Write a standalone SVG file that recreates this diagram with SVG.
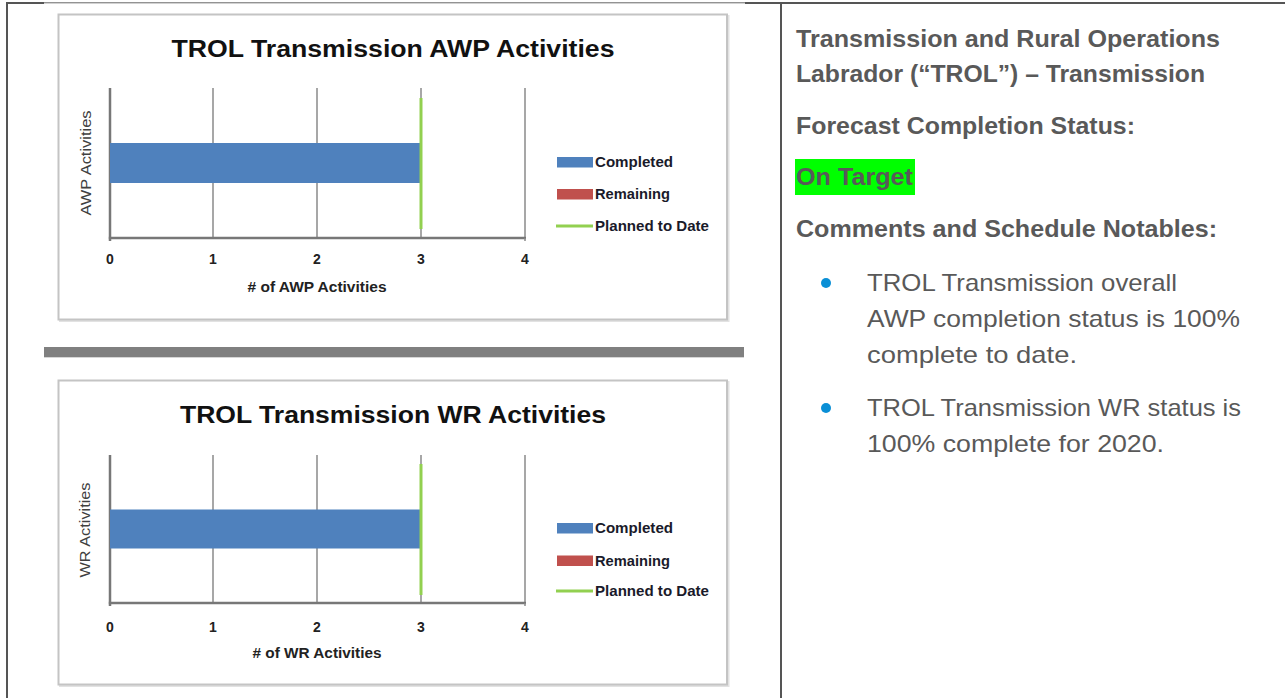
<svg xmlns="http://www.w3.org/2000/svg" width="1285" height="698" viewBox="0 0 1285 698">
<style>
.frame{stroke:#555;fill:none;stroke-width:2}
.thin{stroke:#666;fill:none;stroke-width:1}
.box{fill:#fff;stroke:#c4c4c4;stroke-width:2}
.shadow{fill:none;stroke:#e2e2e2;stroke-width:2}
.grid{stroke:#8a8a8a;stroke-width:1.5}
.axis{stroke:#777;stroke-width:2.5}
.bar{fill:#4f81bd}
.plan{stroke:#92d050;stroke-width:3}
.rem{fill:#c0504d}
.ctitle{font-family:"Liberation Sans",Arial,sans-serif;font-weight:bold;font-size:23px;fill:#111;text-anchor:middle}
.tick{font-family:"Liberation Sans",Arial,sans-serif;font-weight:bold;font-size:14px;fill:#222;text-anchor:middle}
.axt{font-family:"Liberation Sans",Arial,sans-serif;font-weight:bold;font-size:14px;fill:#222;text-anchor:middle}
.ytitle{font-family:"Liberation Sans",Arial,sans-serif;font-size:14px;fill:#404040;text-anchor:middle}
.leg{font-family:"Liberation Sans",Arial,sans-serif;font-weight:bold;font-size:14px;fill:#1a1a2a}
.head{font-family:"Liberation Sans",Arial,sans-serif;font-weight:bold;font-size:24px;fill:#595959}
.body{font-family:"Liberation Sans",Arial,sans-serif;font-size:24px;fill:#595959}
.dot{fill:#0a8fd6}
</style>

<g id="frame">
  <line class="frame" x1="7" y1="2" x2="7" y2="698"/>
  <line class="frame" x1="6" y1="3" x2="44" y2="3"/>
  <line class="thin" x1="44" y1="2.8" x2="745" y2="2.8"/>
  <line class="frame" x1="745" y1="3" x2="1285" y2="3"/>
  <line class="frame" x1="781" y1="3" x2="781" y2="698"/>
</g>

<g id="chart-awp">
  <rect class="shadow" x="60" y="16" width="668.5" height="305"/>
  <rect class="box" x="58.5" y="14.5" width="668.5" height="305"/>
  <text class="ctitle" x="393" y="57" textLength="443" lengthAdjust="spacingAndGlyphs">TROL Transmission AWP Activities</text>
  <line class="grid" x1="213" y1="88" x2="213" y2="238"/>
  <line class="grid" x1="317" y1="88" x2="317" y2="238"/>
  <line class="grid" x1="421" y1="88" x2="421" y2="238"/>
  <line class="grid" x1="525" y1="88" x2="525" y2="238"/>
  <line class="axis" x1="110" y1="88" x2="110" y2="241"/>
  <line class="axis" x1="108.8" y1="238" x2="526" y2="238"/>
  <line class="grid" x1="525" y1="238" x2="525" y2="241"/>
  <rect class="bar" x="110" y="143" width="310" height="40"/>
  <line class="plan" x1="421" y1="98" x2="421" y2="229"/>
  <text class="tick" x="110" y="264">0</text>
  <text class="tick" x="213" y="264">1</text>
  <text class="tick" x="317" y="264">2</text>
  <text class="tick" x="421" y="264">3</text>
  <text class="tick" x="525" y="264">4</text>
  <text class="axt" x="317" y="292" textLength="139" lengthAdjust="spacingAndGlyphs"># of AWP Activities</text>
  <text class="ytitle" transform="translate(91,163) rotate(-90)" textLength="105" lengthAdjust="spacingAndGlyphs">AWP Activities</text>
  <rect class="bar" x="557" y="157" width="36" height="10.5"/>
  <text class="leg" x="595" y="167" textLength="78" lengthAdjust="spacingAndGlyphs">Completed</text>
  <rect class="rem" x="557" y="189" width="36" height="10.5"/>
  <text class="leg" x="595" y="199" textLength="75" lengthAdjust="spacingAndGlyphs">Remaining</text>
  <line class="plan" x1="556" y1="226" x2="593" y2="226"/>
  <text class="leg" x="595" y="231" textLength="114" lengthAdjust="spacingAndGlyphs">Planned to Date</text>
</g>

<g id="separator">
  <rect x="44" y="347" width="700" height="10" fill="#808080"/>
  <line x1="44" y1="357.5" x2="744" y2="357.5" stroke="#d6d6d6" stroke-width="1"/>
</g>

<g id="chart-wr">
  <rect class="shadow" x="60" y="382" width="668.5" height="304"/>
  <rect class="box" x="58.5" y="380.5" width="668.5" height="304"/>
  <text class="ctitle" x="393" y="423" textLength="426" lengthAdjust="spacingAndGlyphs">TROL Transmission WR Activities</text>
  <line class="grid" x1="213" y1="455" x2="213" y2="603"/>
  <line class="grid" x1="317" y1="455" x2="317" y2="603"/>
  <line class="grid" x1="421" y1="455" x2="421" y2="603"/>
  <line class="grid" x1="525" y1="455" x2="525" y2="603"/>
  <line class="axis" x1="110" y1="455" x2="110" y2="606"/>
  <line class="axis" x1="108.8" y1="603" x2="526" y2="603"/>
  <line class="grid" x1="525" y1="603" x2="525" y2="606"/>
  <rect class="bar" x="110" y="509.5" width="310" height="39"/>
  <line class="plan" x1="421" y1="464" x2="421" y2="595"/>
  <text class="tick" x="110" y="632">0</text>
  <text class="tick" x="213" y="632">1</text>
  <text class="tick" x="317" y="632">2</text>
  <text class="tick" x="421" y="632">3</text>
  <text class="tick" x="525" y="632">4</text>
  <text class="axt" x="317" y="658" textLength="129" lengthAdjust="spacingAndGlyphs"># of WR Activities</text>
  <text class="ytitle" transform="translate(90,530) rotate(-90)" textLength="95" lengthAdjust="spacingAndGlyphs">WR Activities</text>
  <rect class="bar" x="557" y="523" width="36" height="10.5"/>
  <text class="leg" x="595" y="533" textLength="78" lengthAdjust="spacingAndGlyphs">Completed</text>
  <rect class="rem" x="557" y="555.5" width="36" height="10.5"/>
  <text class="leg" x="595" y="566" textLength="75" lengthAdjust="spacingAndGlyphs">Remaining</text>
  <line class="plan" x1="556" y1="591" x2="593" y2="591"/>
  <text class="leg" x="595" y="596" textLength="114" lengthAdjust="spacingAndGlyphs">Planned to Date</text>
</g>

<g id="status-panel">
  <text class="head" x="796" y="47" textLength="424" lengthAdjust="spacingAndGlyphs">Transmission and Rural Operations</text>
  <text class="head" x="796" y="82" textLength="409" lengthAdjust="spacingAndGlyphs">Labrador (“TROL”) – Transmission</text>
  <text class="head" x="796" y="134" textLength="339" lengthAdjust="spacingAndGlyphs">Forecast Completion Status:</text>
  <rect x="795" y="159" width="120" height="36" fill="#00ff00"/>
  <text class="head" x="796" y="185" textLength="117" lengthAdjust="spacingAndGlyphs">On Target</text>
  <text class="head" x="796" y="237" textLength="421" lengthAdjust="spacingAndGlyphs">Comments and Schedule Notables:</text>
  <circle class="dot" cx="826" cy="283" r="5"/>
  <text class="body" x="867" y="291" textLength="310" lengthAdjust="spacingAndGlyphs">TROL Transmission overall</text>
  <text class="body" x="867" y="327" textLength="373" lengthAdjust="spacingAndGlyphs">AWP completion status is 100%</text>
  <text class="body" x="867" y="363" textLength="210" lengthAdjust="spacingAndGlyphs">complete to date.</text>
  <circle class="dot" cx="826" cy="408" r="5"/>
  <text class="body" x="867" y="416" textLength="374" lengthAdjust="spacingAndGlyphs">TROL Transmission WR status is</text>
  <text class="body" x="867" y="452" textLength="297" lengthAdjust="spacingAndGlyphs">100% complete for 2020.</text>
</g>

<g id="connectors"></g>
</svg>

---

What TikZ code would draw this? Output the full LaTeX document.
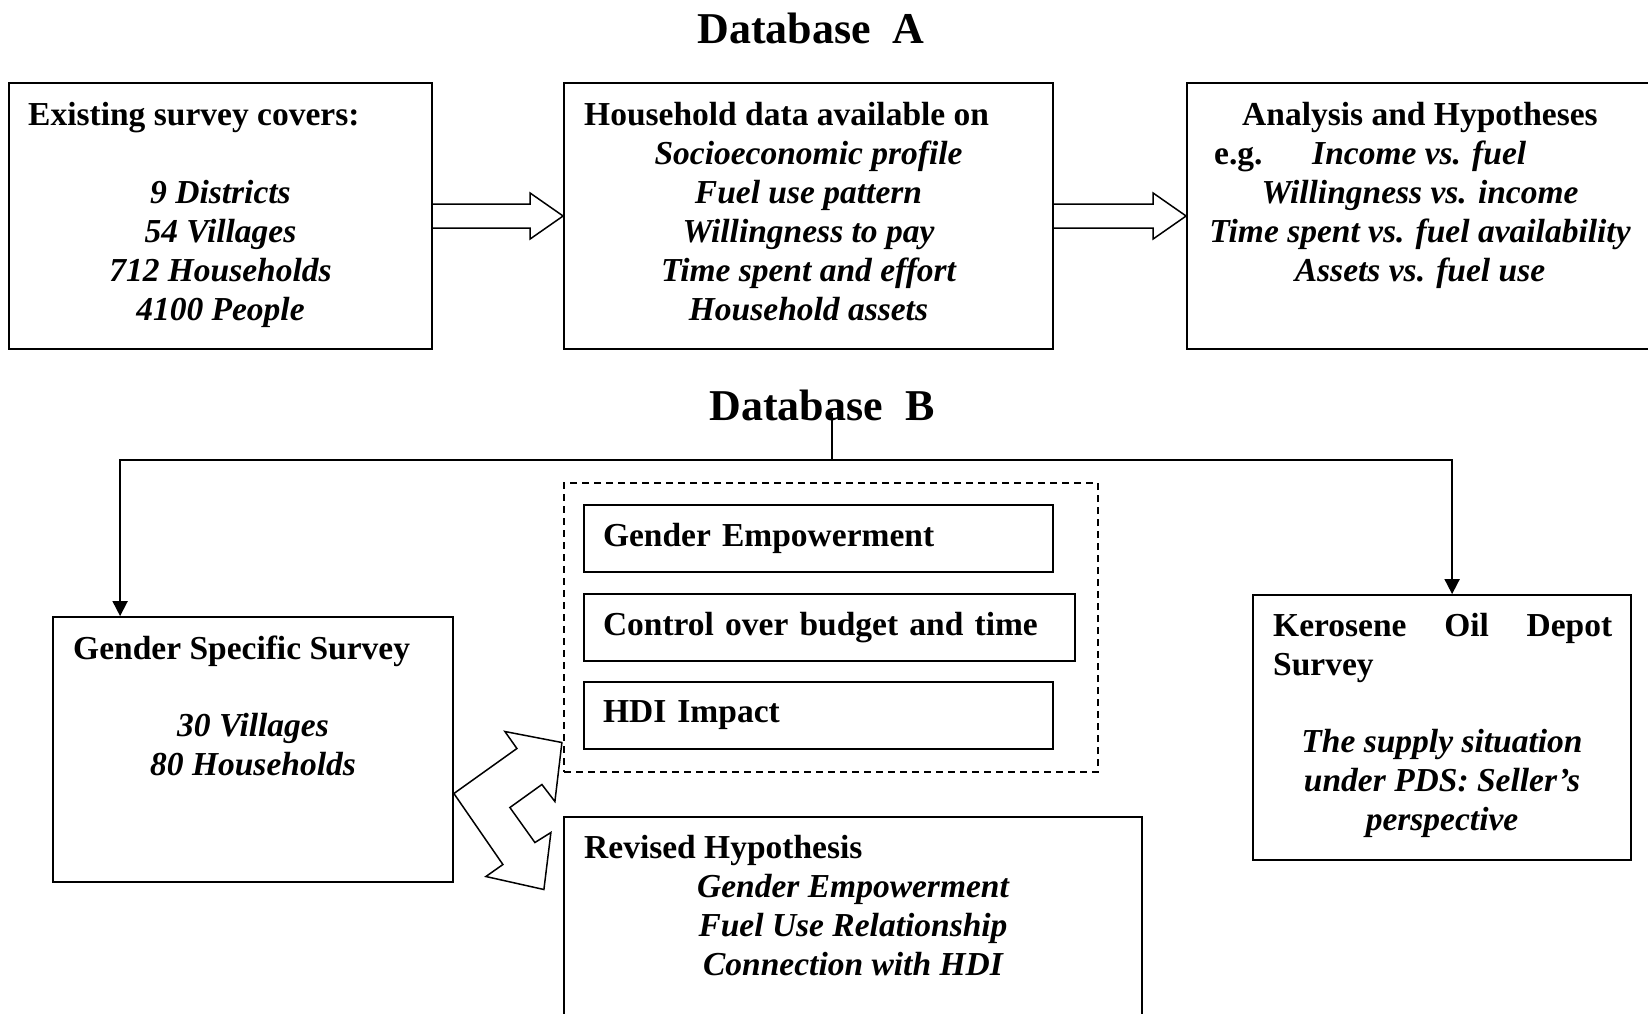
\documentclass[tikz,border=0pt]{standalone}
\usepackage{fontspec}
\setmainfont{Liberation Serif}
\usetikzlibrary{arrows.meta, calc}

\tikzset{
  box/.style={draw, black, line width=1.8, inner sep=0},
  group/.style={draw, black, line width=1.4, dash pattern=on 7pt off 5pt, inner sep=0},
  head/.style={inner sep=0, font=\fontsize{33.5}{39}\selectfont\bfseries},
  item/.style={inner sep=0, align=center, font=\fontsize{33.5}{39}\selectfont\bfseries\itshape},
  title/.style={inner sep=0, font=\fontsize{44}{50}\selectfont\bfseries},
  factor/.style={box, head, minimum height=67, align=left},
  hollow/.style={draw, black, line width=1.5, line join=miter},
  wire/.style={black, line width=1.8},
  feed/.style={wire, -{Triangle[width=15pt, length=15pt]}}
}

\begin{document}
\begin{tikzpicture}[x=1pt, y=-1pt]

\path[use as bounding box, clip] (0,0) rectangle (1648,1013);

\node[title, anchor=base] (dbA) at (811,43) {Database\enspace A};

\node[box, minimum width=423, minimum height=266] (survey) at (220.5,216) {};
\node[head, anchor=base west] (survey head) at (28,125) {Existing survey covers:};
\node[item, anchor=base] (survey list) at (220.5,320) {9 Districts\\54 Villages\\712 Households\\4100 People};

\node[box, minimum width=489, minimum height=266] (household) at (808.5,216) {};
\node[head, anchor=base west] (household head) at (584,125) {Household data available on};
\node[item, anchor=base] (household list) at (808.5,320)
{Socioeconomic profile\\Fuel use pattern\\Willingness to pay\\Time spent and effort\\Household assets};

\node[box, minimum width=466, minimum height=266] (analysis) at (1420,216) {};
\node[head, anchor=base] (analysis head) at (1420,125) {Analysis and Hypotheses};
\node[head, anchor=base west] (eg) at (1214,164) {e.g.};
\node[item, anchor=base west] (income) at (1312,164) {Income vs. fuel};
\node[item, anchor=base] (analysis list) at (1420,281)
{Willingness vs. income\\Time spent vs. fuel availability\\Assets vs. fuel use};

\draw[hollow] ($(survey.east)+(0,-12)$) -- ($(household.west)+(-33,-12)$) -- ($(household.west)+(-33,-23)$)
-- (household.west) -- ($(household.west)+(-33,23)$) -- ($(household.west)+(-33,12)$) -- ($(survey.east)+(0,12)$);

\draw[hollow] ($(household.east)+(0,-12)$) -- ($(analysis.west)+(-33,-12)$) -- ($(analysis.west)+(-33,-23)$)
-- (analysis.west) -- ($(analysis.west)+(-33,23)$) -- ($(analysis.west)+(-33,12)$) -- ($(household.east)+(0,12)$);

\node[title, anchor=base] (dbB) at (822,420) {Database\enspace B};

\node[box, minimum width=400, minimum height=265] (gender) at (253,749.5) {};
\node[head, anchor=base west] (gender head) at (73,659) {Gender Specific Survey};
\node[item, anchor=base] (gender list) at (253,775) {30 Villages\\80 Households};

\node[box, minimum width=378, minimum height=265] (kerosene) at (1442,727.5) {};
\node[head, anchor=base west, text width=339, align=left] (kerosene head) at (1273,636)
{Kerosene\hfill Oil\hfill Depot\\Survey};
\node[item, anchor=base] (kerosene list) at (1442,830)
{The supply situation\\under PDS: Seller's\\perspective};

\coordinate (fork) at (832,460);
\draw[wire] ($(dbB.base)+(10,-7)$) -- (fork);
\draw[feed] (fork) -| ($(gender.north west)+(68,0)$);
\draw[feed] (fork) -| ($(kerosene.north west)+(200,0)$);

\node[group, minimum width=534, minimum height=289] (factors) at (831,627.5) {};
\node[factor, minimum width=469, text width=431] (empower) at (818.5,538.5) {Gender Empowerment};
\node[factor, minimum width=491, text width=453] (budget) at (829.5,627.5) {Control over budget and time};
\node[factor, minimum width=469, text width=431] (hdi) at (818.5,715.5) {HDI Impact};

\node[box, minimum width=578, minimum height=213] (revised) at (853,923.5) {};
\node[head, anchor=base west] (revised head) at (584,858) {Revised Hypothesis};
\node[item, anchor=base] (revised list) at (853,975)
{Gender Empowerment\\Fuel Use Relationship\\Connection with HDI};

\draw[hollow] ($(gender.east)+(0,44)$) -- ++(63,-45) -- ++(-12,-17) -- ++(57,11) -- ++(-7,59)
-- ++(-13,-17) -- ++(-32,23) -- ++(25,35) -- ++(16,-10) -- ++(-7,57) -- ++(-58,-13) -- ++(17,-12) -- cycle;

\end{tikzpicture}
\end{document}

==

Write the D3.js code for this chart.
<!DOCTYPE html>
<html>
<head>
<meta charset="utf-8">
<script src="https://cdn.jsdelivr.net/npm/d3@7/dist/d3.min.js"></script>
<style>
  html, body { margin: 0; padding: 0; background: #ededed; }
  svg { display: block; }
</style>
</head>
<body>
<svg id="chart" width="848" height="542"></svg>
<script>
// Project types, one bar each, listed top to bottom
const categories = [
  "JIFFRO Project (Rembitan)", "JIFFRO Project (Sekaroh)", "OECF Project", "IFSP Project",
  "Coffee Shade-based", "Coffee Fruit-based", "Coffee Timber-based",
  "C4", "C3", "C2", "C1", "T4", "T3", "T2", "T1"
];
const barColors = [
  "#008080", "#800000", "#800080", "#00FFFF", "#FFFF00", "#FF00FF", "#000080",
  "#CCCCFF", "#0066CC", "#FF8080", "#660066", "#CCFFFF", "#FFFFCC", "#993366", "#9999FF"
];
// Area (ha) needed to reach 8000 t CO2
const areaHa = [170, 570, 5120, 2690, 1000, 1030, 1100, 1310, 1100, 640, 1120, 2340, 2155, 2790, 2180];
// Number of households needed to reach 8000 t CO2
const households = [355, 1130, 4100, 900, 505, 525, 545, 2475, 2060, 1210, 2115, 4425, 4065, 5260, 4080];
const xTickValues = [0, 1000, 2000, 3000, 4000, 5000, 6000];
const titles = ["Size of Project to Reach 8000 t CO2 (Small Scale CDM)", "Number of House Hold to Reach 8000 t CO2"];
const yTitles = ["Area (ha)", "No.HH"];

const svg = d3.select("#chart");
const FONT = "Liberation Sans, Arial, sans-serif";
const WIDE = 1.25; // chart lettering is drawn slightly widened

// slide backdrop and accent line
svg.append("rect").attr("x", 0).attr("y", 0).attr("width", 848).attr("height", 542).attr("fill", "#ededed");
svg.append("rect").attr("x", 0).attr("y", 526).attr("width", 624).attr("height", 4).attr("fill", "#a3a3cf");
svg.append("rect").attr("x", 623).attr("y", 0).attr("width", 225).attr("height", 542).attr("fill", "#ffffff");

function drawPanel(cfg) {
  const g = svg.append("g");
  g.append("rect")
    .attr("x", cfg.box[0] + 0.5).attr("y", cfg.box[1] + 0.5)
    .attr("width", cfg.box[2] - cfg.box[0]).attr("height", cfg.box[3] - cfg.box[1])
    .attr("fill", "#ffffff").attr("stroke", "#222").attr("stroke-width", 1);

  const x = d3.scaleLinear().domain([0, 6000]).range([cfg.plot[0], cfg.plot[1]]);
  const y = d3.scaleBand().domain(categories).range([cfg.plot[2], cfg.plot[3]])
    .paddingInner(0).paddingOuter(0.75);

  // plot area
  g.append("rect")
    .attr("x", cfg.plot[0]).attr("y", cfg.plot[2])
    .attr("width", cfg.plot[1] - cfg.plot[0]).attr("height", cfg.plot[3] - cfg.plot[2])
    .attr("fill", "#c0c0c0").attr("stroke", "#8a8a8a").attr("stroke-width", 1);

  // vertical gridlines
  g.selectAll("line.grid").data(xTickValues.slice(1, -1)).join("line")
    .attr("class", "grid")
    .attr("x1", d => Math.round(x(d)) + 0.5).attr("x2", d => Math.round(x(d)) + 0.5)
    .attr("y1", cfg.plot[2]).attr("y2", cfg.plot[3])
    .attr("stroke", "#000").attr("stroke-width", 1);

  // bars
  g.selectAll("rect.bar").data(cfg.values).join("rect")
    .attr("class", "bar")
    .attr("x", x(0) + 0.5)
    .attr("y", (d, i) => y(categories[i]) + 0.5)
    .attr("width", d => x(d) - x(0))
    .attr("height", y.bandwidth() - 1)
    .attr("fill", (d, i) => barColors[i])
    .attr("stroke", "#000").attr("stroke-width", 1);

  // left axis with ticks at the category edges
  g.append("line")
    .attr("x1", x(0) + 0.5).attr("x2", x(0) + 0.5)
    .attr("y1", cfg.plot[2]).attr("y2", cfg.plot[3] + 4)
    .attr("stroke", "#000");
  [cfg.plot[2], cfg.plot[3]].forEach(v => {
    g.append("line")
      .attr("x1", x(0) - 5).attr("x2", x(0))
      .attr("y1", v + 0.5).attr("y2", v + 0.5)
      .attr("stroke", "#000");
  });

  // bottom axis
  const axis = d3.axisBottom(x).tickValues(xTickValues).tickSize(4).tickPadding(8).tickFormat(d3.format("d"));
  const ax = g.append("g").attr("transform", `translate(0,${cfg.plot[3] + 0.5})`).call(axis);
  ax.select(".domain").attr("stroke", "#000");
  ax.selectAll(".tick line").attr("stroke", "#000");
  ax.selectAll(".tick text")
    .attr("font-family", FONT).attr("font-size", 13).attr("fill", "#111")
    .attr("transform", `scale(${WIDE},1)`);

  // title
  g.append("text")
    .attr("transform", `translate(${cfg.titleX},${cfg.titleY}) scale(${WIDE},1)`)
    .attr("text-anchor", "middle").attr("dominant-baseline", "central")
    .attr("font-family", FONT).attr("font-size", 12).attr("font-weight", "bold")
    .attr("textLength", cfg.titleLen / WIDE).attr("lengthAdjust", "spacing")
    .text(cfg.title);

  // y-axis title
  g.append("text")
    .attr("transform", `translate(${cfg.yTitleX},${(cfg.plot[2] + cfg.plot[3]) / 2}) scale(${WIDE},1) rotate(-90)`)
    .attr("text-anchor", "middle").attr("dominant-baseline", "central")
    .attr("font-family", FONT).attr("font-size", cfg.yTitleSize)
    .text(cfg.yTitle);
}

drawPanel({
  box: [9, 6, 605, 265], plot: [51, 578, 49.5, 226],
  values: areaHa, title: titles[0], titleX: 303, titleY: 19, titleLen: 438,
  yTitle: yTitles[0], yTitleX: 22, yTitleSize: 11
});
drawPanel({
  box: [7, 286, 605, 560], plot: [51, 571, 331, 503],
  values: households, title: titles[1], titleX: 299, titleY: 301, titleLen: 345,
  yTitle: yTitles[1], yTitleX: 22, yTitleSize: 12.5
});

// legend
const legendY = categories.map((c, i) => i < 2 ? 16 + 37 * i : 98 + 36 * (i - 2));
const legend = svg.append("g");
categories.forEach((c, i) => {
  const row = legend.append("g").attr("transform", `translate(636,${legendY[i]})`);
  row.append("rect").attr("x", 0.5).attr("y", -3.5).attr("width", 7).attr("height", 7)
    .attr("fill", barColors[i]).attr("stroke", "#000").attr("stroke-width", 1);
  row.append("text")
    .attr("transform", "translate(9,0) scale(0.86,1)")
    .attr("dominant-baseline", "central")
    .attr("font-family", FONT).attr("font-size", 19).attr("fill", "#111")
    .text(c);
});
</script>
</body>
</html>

**Short exercise**
Exactly the lines starting at the line containing "What TikZ code" and ending at the line containing "profile\\Fuel use pattern\\Willingness" should be transcribed, both included; omit the pictures.

**Exercise answer**
What TikZ code would draw this? Output the full LaTeX document.
\documentclass[tikz,border=0pt]{standalone}
\usepackage{fontspec}
\setmainfont{Liberation Serif}
\usetikzlibrary{arrows.meta, calc}

\tikzset{
  box/.style={draw, black, line width=1.8, inner sep=0},
  group/.style={draw, black, line width=1.4, dash pattern=on 7pt off 5pt, inner sep=0},
  head/.style={inner sep=0, font=\fontsize{33.5}{39}\selectfont\bfseries},
  item/.style={inner sep=0, align=center, font=\fontsize{33.5}{39}\selectfont\bfseries\itshape},
  title/.style={inner sep=0, font=\fontsize{44}{50}\selectfont\bfseries},
  factor/.style={box, head, minimum height=67, align=left},
  hollow/.style={draw, black, line width=1.5, line join=miter},
  wire/.style={black, line width=1.8},
  feed/.style={wire, -{Triangle[width=15pt, length=15pt]}}
}

\begin{document}
\begin{tikzpicture}[x=1pt, y=-1pt]

\path[use as bounding box, clip] (0,0) rectangle (1648,1013);

\node[title, anchor=base] (dbA) at (811,43) {Database\enspace A};

\node[box, minimum width=423, minimum height=266] (survey) at (220.5,216) {};
\node[head, anchor=base west] (survey head) at (28,125) {Existing survey covers:};
\node[item, anchor=base] (survey list) at (220.5,320) {9 Districts\\54 Villages\\712 Households\\4100 People};

\node[box, minimum width=489, minimum height=266] (household) at (808.5,216) {};
\node[head, anchor=base west] (household head) at (584,125) {Household data available on};
\node[item, anchor=base] (household list) at (808.5,320)
{Socioeconomic profile\\Fuel use pattern\\Willingness to pay\\Time spent and effort\\Household assets};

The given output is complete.